C Results on full validation set

Figure C.3.

For each tissue class, boxplots of the QuEEN estimation error (shown in orange), QuEEN prediction error (shown in light blue), and T₁ prediction error (shown in dark blue), using the full dataset. Each error rate is summarized as the CV-rMSE over all voxels in the eroded mask of each tissue class for a single subject. The boxplots of QuEEN estimation error show the distribution over all subjects, while the boxplots of QuEEN and T₁ prediction error show the distribution over those subjects who received a second scan. We see more outliers compared with Figure 3, but the relationship between the error rates in each tissue class remains relatively unchanged.

Figure C.4.

Tests of group differences in median NAWM T₁ using (a) T₁ maps and (b) QuEEN maps, using the full dataset. Each point represents a single subject, and the confidence bars indicate Wilcoxon 95% intervals for the median across subjects in each patient group.

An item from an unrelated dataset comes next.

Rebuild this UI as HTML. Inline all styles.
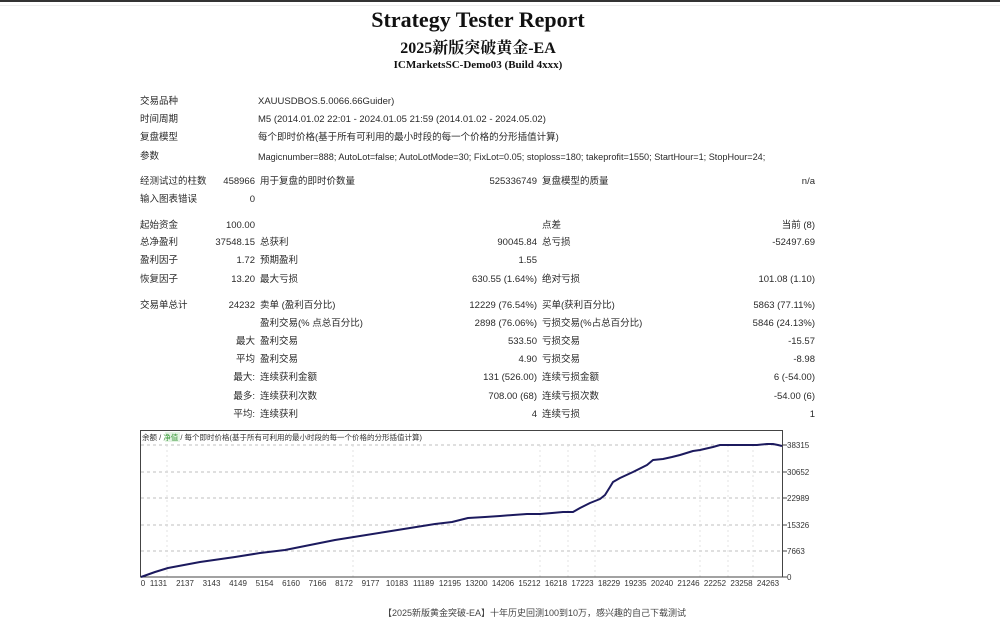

The p-value for each pair of groups corresponds to a one-sided Wilcoxon test that the group on the left has a greater median than the group on the right. While no differences are significant based on T₁ maps, based on QuEEN maps SPMS patients show a marginally significant increase in NAWM T₁ relative to RRMS patients (p = 0.077).

Figure C.5.

Tests of group differences in median lesion T₁ using (a) T₁ maps and (b) QuEEN maps, using the full dataset. Each point represents a single subject, and the confidence bars indicate Wilcoxon 95% intervals for the median across subjects in each patient group. The p-value for each pair of groups corresponds to a two-sided Wilcoxon test for difference in medians. While no differences are significant based on T₁ maps, two differences are significant or marginally significant based on QuEEN maps: PPMS > RRMS (p = 0.039) and PPMS > SPMS (p = 0.084).